There’s a proprietary mindset that comes with being dually licensed, adds Mulvihill, in which he feels, “I should be the one doing that work. Why should I cede business to someone else and expose myself to the risk that a client may take their business elsewhere? The client is going to find the answer, whether it’s securities- or insurance-based. I want to be the one who provides that answer.”
From the client perspective, there’s also an added level of comfort and trust knowing their advisor has the licenses and the accompanying expertise to handle both areas of need. “It really frees clients from worry and gives them a sense of ownership of their future,” says Nel. “They have a sense that I know what I’m talking about, which results in a wonderful level of trust and communication between us.” And that trust and communication, she notes, “leads to the free flow of referrals.”
Return on Investment
Becoming and remaining dually licensed does require an added level of commitment from the advisor in terms of cost, time and responsibility. On the insurance side, for example, there’s the work of getting licensed in the first place, perhaps in multiple states, then of relicensing while fulfilling continuing education requirements along the way.
Maintaining a securities license (or licenses) entails a similar commitment, although, notes Tomaneng, “with insurance licensing, the responsibility [for keeping up with requirements] is more on [the individual advisor], while on the securities side, you can lean more on your broker-dealer to help manage things.”
Maintaining dual licenses “is a challenge,” acknowledges Nel. “But it’s well worth it. It helps me to really raise the bar, to take planning to another level.”
Being both insurance and securities licensed “is a differentiator, which is always good in any kind of business,” observes Mallett. “Consumers are becoming more aware of things like fiduciary standards, and they’re more savvy about finding advisors they trust. For people like that, having an advisor who’s dually licensed matters.
“There’s a credibility piece to this, too,” he continues. “If you’re ‘just an insurance agent,’ you’re basically seen as a salesperson. But when you have a securities license too, that stigma disappears.”

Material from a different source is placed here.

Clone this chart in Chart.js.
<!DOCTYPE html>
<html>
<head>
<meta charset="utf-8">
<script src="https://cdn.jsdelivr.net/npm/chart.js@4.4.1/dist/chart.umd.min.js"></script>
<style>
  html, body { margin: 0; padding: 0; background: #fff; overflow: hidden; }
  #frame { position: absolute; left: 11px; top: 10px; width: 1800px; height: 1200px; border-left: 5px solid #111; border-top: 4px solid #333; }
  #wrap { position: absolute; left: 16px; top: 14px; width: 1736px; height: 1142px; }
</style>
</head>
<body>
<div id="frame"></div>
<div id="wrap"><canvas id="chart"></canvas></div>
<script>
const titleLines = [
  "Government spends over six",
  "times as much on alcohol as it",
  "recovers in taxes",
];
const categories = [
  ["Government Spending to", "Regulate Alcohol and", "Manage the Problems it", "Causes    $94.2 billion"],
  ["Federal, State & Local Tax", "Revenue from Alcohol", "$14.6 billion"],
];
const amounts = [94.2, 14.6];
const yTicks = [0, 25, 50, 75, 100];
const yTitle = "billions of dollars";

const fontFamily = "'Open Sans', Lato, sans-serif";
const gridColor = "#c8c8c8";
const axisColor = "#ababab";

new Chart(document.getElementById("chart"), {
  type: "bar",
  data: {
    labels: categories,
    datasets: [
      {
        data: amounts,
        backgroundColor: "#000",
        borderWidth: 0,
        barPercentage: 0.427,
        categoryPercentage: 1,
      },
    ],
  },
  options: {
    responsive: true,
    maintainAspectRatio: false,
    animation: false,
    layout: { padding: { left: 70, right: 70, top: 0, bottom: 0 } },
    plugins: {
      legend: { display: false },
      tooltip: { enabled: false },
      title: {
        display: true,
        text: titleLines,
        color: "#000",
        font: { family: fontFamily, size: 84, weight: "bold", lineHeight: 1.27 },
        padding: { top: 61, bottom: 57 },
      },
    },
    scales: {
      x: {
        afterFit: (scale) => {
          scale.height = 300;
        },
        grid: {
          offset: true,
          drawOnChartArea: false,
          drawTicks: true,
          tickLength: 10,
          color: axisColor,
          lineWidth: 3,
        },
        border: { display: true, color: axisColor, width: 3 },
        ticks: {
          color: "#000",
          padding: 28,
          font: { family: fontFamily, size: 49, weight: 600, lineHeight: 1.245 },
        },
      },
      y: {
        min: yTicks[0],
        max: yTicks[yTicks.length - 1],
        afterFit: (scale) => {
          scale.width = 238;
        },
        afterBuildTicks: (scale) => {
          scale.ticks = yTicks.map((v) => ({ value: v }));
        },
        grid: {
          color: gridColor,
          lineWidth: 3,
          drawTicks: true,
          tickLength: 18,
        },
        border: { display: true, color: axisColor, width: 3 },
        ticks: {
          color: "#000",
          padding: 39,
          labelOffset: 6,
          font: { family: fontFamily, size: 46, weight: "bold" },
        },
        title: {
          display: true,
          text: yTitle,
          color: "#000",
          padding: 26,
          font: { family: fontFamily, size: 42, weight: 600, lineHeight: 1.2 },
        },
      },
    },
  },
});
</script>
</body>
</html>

Holding dual licenses also better positions an advisor to confront some of the new consumer-oriented protections looming on the regulatory horizon—developments such as broader fiduciary standards and source-of-funding requirements that state and federal regulatory agencies seem likely to adopt to improve transparency and remove potential advisor conflicts of interests. “The handwriting is on the wall,” says Mallett. “Having dual licenses really does put you in a much better position to address the coming regulatory changes.”

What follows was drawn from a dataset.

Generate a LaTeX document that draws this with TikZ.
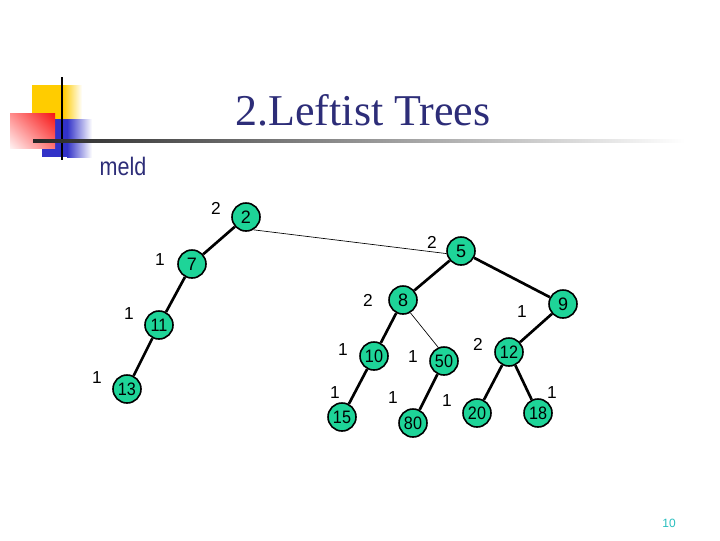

Given distinctions in the compensation associated with securities and insurance products, being dually licensed also provides a practice with diversified income streams. “Having compensation coming from different sources and streams is important,” says Tomaneng. “When you are dual-licensed, you create new revenue opportunities for yourself.”
The bottom line aside, perhaps the biggest benefit to being dually licensed for stewardship-minded advisors like Mulvihill, Tomaneng and Nel is an altruistic one: “It gives me more ways to help people,” says Tomaneng, “and for me, there’s gratification in that.”
“This business is about taking care of people and helping them reach their goals,” echoes Nel. “To do those things, expertise on both sides of the equation is a must.”